Scientists unlock chemical processes behind argyria, silver-related skin condition

"It's the first conceptual model giving the whole picture of how one develops this condition," said Robert Hurt, professor of engineering at Brown and part of the research team. "What's interesting here is that the particles someone ingests aren't the particles that ultimately cause the disorder."

Scientists have known for years argyria had something to do with silver. The condition has been documented in people who (ill advisedly) drink antimicrobial health tonics containing silver nanoparticles and in people who have had extensive medical treatments involving silver. Tissue samples from patients showed silver particles actually lodged deep in the skin, but it wasn't clear how they got there.

As it turns out, argyria is caused by a complex series of chemical reactions, Hurt said. His paper on the subject, authored with Brown colleagues Jingyu Liu, Zhongying Wang, Frances Liu, and Agnes Kane, is published in the journal ACS Nano.

Hurt and his team show that nanosilver is broken down in the stomach, absorbed into the bloodstream as a salt and finally deposited in the skin, where exposure to light turns the salt back into elemental silver and creates the telltale bluish hue. That final stage, oddly, involves the same photochemical reaction used to develop black-and-white photographs.

From silver to salt and back again

Hurt and his team have been studying the environmental impact of silver, specifically silver nanoparticles, for years.
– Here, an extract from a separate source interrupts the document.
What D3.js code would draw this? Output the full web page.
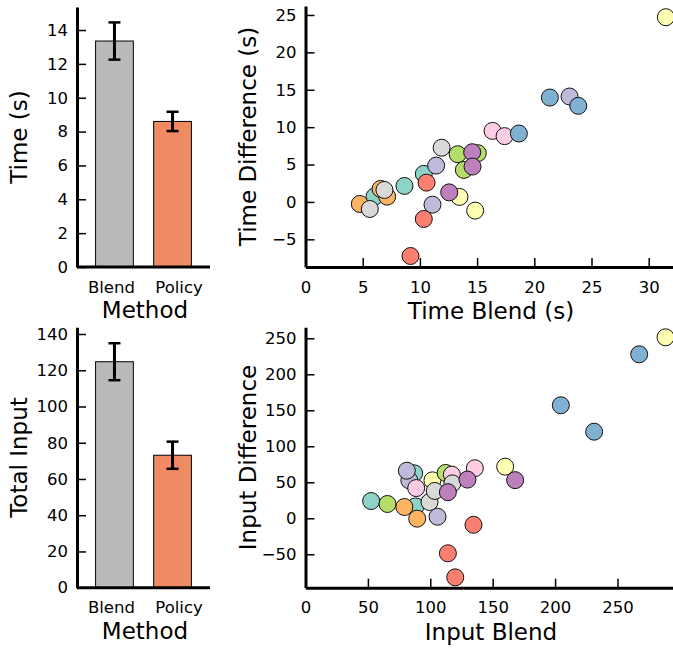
<!DOCTYPE html>
<html>
<head>
<meta charset="utf-8">
<script src="https://cdn.jsdelivr.net/npm/d3@7"></script>
<style>
  body { margin: 0; background: #fff; }
  svg { display: block; font-family: "DejaVu Sans", sans-serif; }
  .axis .domain { stroke: #000; stroke-width: 3; }
  .axis .tick line { stroke: #000; stroke-width: 1.5; }
  .axis text { font-size: 16.5px; fill: #000; font-family: "DejaVu Sans", sans-serif; }
  .title { font-size: 23px; fill: #000; }
</style>
</head>
<body>
<div id="chart"></div>
<script>
// bar data
const methods = ["Blend", "Policy"]
const barColors = ["#bababa", "#ef8a62"]
const timeMean = [13.35, 8.6]
const timeErr = [1.1, 0.57]
const inputMean = [124.7, 73.1]
const inputErr = [10.2, 7.5]

// subject colours (Set3)
const subjectColors = ["#8dd3c7", "#ffffb3", "#bebada", "#fb8072", "#80b1d3",
    "#fdb462", "#b3de69", "#fccde5", "#d9d9d9", "#bc80bd"]

// scatter, top: time blend vs time difference (draw order)
const timeBlend = [6.03, 8.65, 10.34, 31.5, 13.46, 14.83, 11.42, 11.1, 23.08,
    9.18, 10.58, 10.34, 21.36, 23.84, 4.75, 6.56, 7.14, 13.3, 15.06, 13.84,
    16.35, 17.4, 18.65, 5.62, 6.9, 11.9, 12.56, 14.57, 14.6]
const timeDiff = [0.71, 2.14, 3.75, 24.7, 0.67, -1.16, 4.86, -0.36, 14.1,
    -7.23, 2.58, -2.28, 13.96, 12.85, -0.27, 1.74, 0.71, 6.38, 6.52, 4.28,
    9.5, 8.8, 9.15, -0.94, 1.6, 7.25, 1.28, 6.65, 4.73]
const timeSubject = [0, 0, 0, 1, 1, 1, 2, 2, 2, 3, 3, 3, 4, 4, 5, 5, 5, 6, 6, 6,
    7, 7, 4, 8, 8, 8, 9, 9, 9]

// scatter, bottom: input blend vs input difference (draw order)
const inputBlend = [52.6, 88.2, 87.1, 288.5, 160, 101.7, 83.2, 81.2, 105.8,
    134.6, 114.1, 120, 267.4, 204.6, 231.3, 79.2, 89.5, 65.7, 112.3,
    88.7, 117.3, 135.7, 99.4, 103.6, 117.7, 114.1, 129.8, 168]
const inputDiff = [24, 16.5, 62.5, 251.4, 71.7, 52.7, 52.7, 66.1, 2.2,
    -9, -48.6, -82, 227.8, 157, 120.3, 15.7, -0.5, 19.9, 63,
    42, 60.6, 69.6, 22.6, 38, 48.5, 36.3, 53.8, 53]
const inputSubject = [0, 0, 0, 1, 1, 1, 2, 2, 2, 3, 3, 3, 4, 4, 4, 5, 5, 6, 6,
    7, 7, 7, 8, 8, 8, 9, 9, 9]

const timeTicks = [0, 2, 4, 6, 8, 10, 12, 14]
const inputTicks = [0, 20, 40, 60, 80, 100, 120, 140]
const timeDiffTicks = [-5, 0, 5, 10, 15, 20, 25]
const timeBlendTicks = [0, 5, 10, 15, 20, 25, 30]
const inputDiffTicks = [-50, 0, 50, 100, 150, 200, 250]
const inputBlendTicks = [0, 50, 100, 150, 200, 250]

const svg = d3.select("#chart").append("svg")
    .attr("width", 673)
    .attr("height", 650)

function barPanel(o) {
    let g = svg.append("g")
    let x = d3.scaleBand().domain(methods).range([o.left, o.right])
        .paddingInner(0.35).paddingOuter(0.32)
    let y = d3.scaleLinear().domain(o.ydom).range([o.bottom, o.top])
    // tick labels sit a little off the bar centres in the original
    let xl = d3.scalePoint().domain(methods)
        .range([x("Blend") + x.bandwidth() / 2 - 3.5, x("Policy") + x.bandwidth() / 2 + 6])

    g.selectAll("rect.bar").data(methods).join("rect")
        .attr("class", "bar")
        .attr("x", d => x(d))
        .attr("width", x.bandwidth())
        .attr("y", (d, i) => y(o.mean[i]))
        .attr("height", (d, i) => y(0) - y(o.mean[i]))
        .attr("fill", (d, i) => barColors[i])
        .attr("stroke", "#000")
        .attr("stroke-width", 1)

    let cx = d => x(d) + x.bandwidth() / 2
    g.selectAll("line.err").data(methods).join("line")
        .attr("x1", cx).attr("x2", cx)
        .attr("y1", (d, i) => y(o.mean[i] - o.err[i]))
        .attr("y2", (d, i) => y(o.mean[i] + o.err[i]))
        .attr("stroke", "#000").attr("stroke-width", 3)
    for (let s of [-1, 1]) {
        g.selectAll("line.cap" + s).data(methods).join("line")
            .attr("x1", d => cx(d) - 6).attr("x2", d => cx(d) + 6)
            .attr("y1", (d, i) => y(o.mean[i] + s * o.err[i]))
            .attr("y2", (d, i) => y(o.mean[i] + s * o.err[i]))
            .attr("stroke", "#000").attr("stroke-width", 2.5)
    }

    let xa = g.append("g").attr("class", "axis")
        .attr("transform", `translate(0,${o.bottom})`)
        .call(d3.axisBottom(xl).tickSize(0).tickPadding(14))
    xa.select(".domain").attr("d", `M${o.left},0H${o.right}`)
    g.append("g").attr("class", "axis")
        .attr("transform", `translate(${o.left},0)`)
        .call(d3.axisLeft(y).tickValues(o.ticks).tickSizeInner(-9).tickSizeOuter(0).tickPadding(9))

    g.append("text").attr("class", "title")
        .attr("x", 145).attr("y", o.bottom + 51)
        .attr("text-anchor", "middle").text("Method")
    g.append("text").attr("class", "title")
        .attr("transform", `translate(${o.left - 50},${(o.top + o.bottom) / 2}) rotate(-90)`)
        .attr("text-anchor", "middle").text(o.ylabel)
}

function scatterPanel(o) {
    let g = svg.append("g")
    let x = d3.scaleLinear().domain(o.xdom).range([o.left, o.right])
    let y = d3.scaleLinear().domain(o.ydom).range([o.bottom, o.top])

    g.append("g").attr("class", "axis")
        .attr("transform", `translate(0,${o.bottom})`)
        .call(d3.axisBottom(x).tickValues(o.xticks).tickSizeInner(-9).tickSizeOuter(0).tickPadding(14))
    g.append("g").attr("class", "axis")
        .attr("transform", `translate(${o.left},0)`)
        .call(d3.axisLeft(y).tickValues(o.yticks).tickSizeInner(-9).tickSizeOuter(0).tickPadding(9))

    g.selectAll("circle").data(o.xs).join("circle")
        .attr("cx", d => x(d))
        .attr("cy", (d, i) => y(o.ys[i]))
        .attr("r", 8.5)
        .attr("fill", (d, i) => subjectColors[o.subj[i]])
        .attr("stroke", "#111")
        .attr("stroke-width", 1)

    g.append("text").attr("class", "title")
        .attr("x", 491).attr("y", o.bottom + 52)
        .attr("text-anchor", "middle").text(o.xlabel)
    g.append("text").attr("class", "title")
        .attr("transform", `translate(${o.left - 49.5},${(o.top + o.bottom) / 2}) rotate(-90)`)
        .attr("text-anchor", "middle").text(o.ylabel)
}

barPanel({ left: 77, right: 210, top: 7, bottom: 267, ydom: [0, 15.36],
    mean: timeMean, err: timeErr, ticks: timeTicks, ylabel: "Time (s)" })
barPanel({ left: 77, right: 210, top: 327.3, bottom: 587.7, ydom: [0, 143.7],
    mean: inputMean, err: inputErr, ticks: inputTicks, ylabel: "Total Input" })

scatterPanel({ left: 305.5, right: 678, top: 6, bottom: 267,
    xdom: [0, 32.56], ydom: [-8.7, 26.2],
    xs: timeBlend, ys: timeDiff, subj: timeSubject,
    xticks: timeBlendTicks, yticks: timeDiffTicks,
    xlabel: "Time Blend (s)", ylabel: "Time Difference (s)" })
scatterPanel({ left: 305.5, right: 678, top: 327.3, bottom: 587.7,
    xdom: [0, 298.5], ydom: [-96.4, 265.3],
    xs: inputBlend, ys: inputDiff, subj: inputSubject,
    xticks: inputBlendTicks, yticks: inputDiffTicks,
    xlabel: "Input Blend", ylabel: "Input Difference" })
</script>
</body>
</html>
They've found that nanosilver tends to corrode in acidic environments, giving off charged ions—silver salts—that can be toxic in large amounts. Hurt's graduate student, Jingyu Liu (now a postdoctoral fellow at the National Institute of Standards and Technology), thought those same toxic ions might also be produced when silver enters the body, and could play a role in argyria.

To find out, the researchers mixed a series chemical treatments that could simulate what might happen to silver inside the body. One treatment simulated the acidic environment in the gastrointestinal tract; one mimicked the protein content of the bloodstream; and a collagen gel replicated the base membranes of the skin.
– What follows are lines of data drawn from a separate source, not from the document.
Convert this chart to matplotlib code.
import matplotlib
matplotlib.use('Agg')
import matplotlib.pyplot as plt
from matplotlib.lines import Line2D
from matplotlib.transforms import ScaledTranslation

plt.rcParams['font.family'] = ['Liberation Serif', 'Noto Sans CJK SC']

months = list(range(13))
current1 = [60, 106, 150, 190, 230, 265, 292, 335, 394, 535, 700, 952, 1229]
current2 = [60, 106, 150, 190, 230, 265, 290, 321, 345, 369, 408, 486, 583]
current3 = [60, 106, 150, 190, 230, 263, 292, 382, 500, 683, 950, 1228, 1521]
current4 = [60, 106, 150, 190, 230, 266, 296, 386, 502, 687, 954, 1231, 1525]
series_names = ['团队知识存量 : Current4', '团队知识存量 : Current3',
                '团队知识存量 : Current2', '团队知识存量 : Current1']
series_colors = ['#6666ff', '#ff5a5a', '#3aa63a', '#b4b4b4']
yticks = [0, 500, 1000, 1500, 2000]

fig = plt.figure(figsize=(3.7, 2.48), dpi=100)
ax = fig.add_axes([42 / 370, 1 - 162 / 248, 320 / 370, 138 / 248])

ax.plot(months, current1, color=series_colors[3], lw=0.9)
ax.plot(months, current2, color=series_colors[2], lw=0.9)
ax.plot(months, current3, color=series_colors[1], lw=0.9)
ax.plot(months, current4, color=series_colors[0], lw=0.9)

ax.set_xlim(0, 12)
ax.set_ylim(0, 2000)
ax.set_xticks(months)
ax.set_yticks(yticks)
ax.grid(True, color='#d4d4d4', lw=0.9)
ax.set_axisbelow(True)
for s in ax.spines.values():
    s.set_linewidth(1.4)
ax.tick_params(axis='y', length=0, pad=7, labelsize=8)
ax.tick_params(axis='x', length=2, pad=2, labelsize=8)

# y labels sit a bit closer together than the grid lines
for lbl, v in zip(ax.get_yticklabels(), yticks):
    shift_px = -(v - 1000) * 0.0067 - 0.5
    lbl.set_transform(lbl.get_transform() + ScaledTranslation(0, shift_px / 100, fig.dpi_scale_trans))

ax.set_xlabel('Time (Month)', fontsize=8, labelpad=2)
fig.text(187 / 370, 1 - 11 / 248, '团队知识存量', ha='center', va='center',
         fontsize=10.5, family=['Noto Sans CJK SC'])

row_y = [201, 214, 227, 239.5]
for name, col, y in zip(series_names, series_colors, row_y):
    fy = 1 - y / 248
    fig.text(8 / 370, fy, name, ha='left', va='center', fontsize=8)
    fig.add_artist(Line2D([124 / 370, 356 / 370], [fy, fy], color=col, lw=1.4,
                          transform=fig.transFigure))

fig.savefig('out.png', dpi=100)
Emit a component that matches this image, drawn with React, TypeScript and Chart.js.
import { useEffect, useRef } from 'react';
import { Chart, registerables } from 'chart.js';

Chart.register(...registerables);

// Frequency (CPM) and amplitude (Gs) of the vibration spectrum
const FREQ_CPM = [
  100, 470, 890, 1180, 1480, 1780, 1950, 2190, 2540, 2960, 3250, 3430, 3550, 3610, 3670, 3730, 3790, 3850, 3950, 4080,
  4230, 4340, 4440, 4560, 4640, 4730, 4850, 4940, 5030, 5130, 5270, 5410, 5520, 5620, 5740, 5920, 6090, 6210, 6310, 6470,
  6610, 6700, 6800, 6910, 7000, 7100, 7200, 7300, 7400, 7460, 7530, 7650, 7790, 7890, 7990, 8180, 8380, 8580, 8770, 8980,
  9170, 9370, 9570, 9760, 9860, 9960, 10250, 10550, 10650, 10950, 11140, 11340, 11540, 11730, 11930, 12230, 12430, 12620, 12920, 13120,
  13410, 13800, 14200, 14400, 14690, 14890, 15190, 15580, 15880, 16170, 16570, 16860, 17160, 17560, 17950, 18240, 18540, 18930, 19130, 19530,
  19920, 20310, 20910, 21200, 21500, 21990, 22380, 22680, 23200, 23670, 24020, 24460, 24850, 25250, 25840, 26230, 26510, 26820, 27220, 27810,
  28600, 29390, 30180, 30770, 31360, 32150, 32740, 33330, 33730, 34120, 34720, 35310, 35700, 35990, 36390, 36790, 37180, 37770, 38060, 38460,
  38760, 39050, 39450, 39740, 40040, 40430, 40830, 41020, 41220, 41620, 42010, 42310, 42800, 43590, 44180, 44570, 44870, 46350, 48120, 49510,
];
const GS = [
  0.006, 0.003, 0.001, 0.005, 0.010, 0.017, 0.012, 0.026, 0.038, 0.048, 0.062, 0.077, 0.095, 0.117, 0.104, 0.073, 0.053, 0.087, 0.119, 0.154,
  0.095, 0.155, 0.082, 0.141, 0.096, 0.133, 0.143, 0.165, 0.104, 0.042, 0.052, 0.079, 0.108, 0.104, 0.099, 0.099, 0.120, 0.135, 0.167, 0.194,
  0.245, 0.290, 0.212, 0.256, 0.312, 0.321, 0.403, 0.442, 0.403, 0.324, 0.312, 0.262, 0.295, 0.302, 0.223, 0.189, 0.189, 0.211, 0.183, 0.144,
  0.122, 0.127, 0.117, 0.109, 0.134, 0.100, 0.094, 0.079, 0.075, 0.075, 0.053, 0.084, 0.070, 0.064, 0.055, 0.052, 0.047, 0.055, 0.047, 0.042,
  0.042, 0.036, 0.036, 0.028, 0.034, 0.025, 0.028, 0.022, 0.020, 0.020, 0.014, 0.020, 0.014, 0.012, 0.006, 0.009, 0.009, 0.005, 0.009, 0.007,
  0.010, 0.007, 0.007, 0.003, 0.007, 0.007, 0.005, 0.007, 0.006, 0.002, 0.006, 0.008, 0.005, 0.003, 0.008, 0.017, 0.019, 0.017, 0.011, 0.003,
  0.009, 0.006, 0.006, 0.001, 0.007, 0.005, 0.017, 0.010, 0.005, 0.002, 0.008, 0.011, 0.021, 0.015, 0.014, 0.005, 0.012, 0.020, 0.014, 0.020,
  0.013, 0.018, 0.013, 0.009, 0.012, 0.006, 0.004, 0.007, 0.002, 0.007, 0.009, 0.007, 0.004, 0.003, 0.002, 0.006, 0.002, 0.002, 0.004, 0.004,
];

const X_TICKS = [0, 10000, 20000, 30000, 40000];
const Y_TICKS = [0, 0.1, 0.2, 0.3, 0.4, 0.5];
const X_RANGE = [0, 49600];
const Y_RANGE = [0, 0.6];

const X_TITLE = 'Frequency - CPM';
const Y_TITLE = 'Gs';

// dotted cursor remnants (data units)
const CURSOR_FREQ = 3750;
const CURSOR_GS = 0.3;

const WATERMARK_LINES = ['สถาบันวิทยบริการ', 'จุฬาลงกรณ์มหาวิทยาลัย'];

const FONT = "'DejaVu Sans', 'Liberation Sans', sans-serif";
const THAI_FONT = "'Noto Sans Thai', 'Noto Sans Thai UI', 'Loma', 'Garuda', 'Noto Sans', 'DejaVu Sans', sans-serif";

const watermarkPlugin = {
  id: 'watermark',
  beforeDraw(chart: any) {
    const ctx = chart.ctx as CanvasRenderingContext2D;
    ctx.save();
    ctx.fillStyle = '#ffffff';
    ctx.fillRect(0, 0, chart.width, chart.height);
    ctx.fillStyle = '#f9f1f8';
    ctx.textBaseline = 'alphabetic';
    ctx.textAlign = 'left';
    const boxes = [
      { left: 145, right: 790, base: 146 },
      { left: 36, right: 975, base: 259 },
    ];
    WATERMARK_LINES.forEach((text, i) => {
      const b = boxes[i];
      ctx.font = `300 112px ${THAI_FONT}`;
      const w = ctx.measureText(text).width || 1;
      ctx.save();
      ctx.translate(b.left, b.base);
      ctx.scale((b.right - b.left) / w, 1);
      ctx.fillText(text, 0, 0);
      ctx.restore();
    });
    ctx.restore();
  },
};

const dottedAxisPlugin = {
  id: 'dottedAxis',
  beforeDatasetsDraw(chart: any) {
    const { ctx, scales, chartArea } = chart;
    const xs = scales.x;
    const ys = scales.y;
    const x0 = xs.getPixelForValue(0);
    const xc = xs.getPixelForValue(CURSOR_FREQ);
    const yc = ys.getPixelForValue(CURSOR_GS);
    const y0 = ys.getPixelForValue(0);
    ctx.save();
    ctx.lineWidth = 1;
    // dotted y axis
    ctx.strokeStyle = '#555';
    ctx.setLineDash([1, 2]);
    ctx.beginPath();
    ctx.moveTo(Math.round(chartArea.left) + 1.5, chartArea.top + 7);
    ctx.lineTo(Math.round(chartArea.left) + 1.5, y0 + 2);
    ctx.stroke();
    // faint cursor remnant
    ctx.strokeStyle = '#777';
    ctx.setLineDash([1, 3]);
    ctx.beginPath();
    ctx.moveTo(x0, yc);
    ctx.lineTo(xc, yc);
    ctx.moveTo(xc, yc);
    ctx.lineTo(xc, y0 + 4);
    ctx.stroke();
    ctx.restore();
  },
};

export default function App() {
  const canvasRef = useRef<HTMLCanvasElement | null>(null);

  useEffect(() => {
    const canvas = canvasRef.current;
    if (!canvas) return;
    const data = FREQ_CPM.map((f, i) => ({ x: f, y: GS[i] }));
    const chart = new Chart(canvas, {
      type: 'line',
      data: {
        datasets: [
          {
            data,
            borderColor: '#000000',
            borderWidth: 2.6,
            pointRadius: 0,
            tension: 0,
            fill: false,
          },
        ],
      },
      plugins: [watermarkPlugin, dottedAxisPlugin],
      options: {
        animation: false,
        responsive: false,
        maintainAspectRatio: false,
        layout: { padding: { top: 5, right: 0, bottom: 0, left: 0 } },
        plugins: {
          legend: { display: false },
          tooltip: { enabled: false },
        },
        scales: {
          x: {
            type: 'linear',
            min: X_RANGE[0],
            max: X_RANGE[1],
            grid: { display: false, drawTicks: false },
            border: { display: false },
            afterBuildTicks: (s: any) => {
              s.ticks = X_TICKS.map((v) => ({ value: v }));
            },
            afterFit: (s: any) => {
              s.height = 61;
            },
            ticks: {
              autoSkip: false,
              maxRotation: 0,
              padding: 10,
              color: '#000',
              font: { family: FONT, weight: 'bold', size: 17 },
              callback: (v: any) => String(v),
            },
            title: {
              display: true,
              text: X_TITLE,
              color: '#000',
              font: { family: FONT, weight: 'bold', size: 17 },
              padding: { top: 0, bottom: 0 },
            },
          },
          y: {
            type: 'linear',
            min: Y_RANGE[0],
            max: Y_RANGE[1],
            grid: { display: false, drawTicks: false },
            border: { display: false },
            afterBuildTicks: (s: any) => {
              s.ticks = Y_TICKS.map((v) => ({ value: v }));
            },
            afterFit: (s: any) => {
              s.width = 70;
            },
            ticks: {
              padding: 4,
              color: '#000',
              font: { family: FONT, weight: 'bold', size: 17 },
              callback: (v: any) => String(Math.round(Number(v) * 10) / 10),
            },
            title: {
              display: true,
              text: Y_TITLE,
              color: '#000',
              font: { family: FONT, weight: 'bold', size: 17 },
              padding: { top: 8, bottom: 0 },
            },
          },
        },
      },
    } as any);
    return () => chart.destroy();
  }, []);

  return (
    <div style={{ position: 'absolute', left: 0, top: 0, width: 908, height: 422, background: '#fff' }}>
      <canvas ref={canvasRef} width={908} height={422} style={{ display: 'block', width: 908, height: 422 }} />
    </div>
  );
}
They found that nanosilver corrodes in stomach acid in much the same way it does in other acidic environments. Corrosion strips silver atoms of electrons, forming positively charged silver salt ions. Those ions can easily be taken into the bloodstream through channels that absorb other types of salt. That's a crucial step, Hurt said. Silver metal particles themselves aren't terribly likely to make it from the GI tract to the blood, but when they're transformed into a salt, they're ushered right through.
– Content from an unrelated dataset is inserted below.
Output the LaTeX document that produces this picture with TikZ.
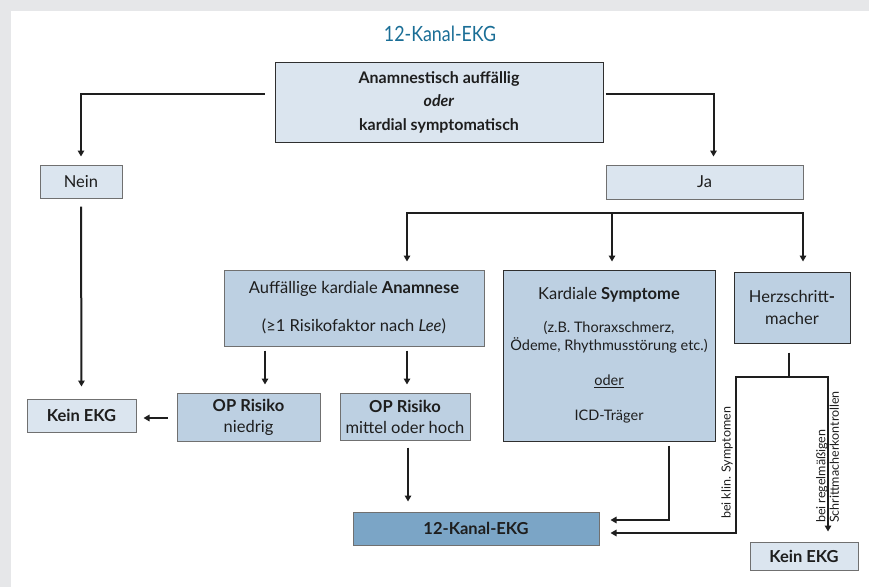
\documentclass[tikz,border=0pt]{standalone}
\usepackage{fontspec}
\setmainfont{Lato}
\newfontfamily\titlefont[FakeStretch=0.85]{Lato}
\usetikzlibrary{arrows.meta}
\definecolor{bggray}{HTML}{E6E7E9}
\definecolor{lightfill}{HTML}{DBE5EF}
\definecolor{midfill}{HTML}{BDD0E2}
\definecolor{darkfill}{HTML}{7BA5C6}
\definecolor{bordergray}{HTML}{707070}
\definecolor{darkborder}{HTML}{2F2F2F}
\definecolor{linecol}{HTML}{1E1E1E}
\definecolor{textcol}{HTML}{1E1E1E}
\definecolor{titleblue}{HTML}{1A6E96}
\begin{document}
\begin{tikzpicture}[x=1pt,y=-1pt,
  box/.style={draw=bordergray, line width=1pt, inner sep=0pt, align=center,
    text=textcol, font=\fontsize{16.5}{19}\selectfont},
  light/.style={box, fill=lightfill},
  mid/.style={box, fill=midfill},
  dark/.style={box, fill=darkfill},
  conn/.style={draw=linecol, line width=2pt},
  arr/.style={conn, -{Triangle[length=6pt,width=6.5pt]}},
  darr/.style={conn, {Triangle[length=6pt,width=6.5pt]}-{Triangle[length=6pt,width=6.5pt]}},
  lbl/.style={text=textcol, font=\fontsize{12.5}{13.5}\selectfont, inner sep=0pt}
]
\useasboundingbox (0,0) rectangle (869,587);
\fill[bggray] (0,0) rectangle (869,587);
\fill[white] (11,11) rectangle (869,587);

% title
\node[text=titleblue, font=\titlefont\fontsize{21}{23}\selectfont] (title) at (440,34) {12-Kanal-EKG};

% boxes
\node[light, draw=darkborder, minimum width=328pt, minimum height=80pt,
      font=\bfseries\fontsize{16}{23.5}\selectfont] (top) at (439,102)
      {Anamnestisch auffällig\\\textit{oder}\\kardial symptomatisch};
\node[light, minimum width=82pt, minimum height=33pt] (nein) at (81,181.5) {Nein};
\node[light, minimum width=197pt, minimum height=34pt] (ja) at (704.5,182) {Ja};
\node[mid, minimum width=260pt, minimum height=76pt] (anam) at (354,308)
      {Auffällige kardiale \textbf{Anamnese}\\[19pt](≥1 Risikofaktor nach \textit{Lee})};
\node[mid, draw=darkborder, minimum width=212pt, minimum height=171pt,
      font=\fontsize{14.5}{18}\selectfont] (sympt) at (609,355.5)
      {{\fontsize{16.5}{19}\selectfont Kardiale \textbf{Symptome}}\\[15pt]
       (z.B. Thoraxschmerz,\\Ödeme, Rhythmusstörung etc.)\\[17pt]
       \underline{oder}\\[17pt]ICD-Träger};
\node[mid, draw=darkborder, minimum width=116pt, minimum height=71pt,
      font=\fontsize{16.5}{22}\selectfont] (hsm) at (792,307.5)
      {Herzschritt\textbf{-}\\macher};
\node[light, minimum width=109pt, minimum height=33pt, font=\bfseries\fontsize{16.5}{19}\selectfont]
      (kein1) at (81.5,415.5) {Kein EKG};
\node[mid, minimum width=143pt, minimum height=48pt, font=\fontsize{16.5}{21}\selectfont]
      (niedrig) at (248.5,417) {\textbf{OP Risiko}\\niedrig};
\node[mid, minimum width=130pt, minimum height=47pt, font=\fontsize{16.5}{21}\selectfont]
      (mittel) at (405,416.5) {\textbf{OP Risiko}\\mittel oder hoch};
\node[dark, minimum width=246pt, minimum height=33pt, font=\bfseries\fontsize{16.5}{19}\selectfont]
      (ekg12) at (476,528.5) {12-Kanal-EKG};
\node[light, minimum width=108pt, minimum height=28pt, font=\bfseries\fontsize{16.5}{19}\selectfont]
      (kein2) at (804,556) {Kein EKG};

% connectors
\draw[arr] ([xshift=-10pt,yshift=8pt]top.west) -| ([yshift=8pt]nein.north);
\draw[arr] ([xshift=2pt,yshift=8pt]top.east) -| ([xshift=9pt,yshift=8pt]ja.north);
\draw[arr, shorten <=8pt, shorten >=12pt] (nein.south) -- (kein1.north);

\coordinate (jl) at (407,213);
\coordinate (jm) at (612,213);
\coordinate (jr) at (803,213);
\draw[darr, shorten <=8pt, shorten >=10pt] (jl |- anam.north) -- (jl) -- (jr) -- (jr |- hsm.north);
\draw[arr, shorten >=8pt] (jm) -- (jm |- sympt.north);

\draw[arr, shorten <=4pt, shorten >=8pt] (265,0 |- anam.south) -- (265,0 |- niedrig.north);
\draw[arr, shorten <=4pt, shorten >=8pt] (407,0 |- anam.south) -- (407,0 |- mittel.north);
\draw[arr, shorten <=9pt, shorten >=7pt] ([yshift=-1pt]niedrig.west) -- ([yshift=-1pt]niedrig.west -| kein1.east);
\draw[arr, shorten <=7pt, shorten >=10pt] (408,0 |- mittel.south) -- (408,0 |- ekg12.north);
\draw[arr, shorten <=4pt, shorten >=11pt] (669,0 |- sympt.south) |- ([yshift=8.5pt]ekg12.east);

\coordinate (hs) at (789,377);
\coordinate (hl) at (736,377);
\coordinate (hr) at (828,377);
\draw[conn, shorten <=9pt] (789,0 |- hsm.south) -- (hs);
\draw[arr, shorten >=11pt] (hs) -- (hl) |- ([yshift=-4.5pt]ekg12.east);
\draw[arr, shorten >=10pt] (hs) -- (hr) -- (hr |- kein2.north);

% rotated labels
\node[lbl, rotate=90, anchor=west] (l1) at (727,519) {bei klin. Symptomen};
\node[lbl, rotate=90, anchor=west, align=left] (l2) at (827.5,523) {bei regelmäßigen\\Schrittmacherkontrollen};
\end{tikzpicture}
\end{document}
From there, Hurt and his team showed that silver ions bind easily with sulfur present in blood proteins, which would give them a free ride through the bloodstream. Some of those ions would eventually end up in the skin, where they'd be exposed to light.

To re-create this end stage, the researchers shined ultraviolet light on collagen gel containing silver ions. The light caused electrons from the surrounding materials to jump onto the unstable ions, returning them to their original state—elemental silver. This final reaction is ultimately what turns patients' skin blue. The photoreaction is similar to the way silver is used in black and white photography. When exposed to light, silver salts on a photographic film reduce to elemental silver and darken, creating an image.

Implications for nanosilver

Despite its potential toxicity, silver has been valued for centuries for its ability to kill germs, which is why silver nanoparticles are used today in everything from food packaging to bandages. There are concerns however that this nanoparticle form of silver might pose a unique health threat all its own.

This research, however, "would be one piece of evidence that you could treat nanoparticles in the same way as other forms of silver," Hurt says.

That's because the bioavailable form of silver—the form that is absorbed into the bloodstream—is the silver salt that's made in the stomach. Any elemental silver that's ingested is just the raw material to make that bioavailable salt. So ingesting silver in any form, be it nano or not, would have basically the same effect, Hurt said.

"The concern in this case is the total dose of silver, not what form it's in," Hurt said. "This study implies that silver nanoparticles will be less toxic than an equivalent amount of silver salt, at least in this exposure scenario."

Journal reference: ACS Nano

Provided by Brown University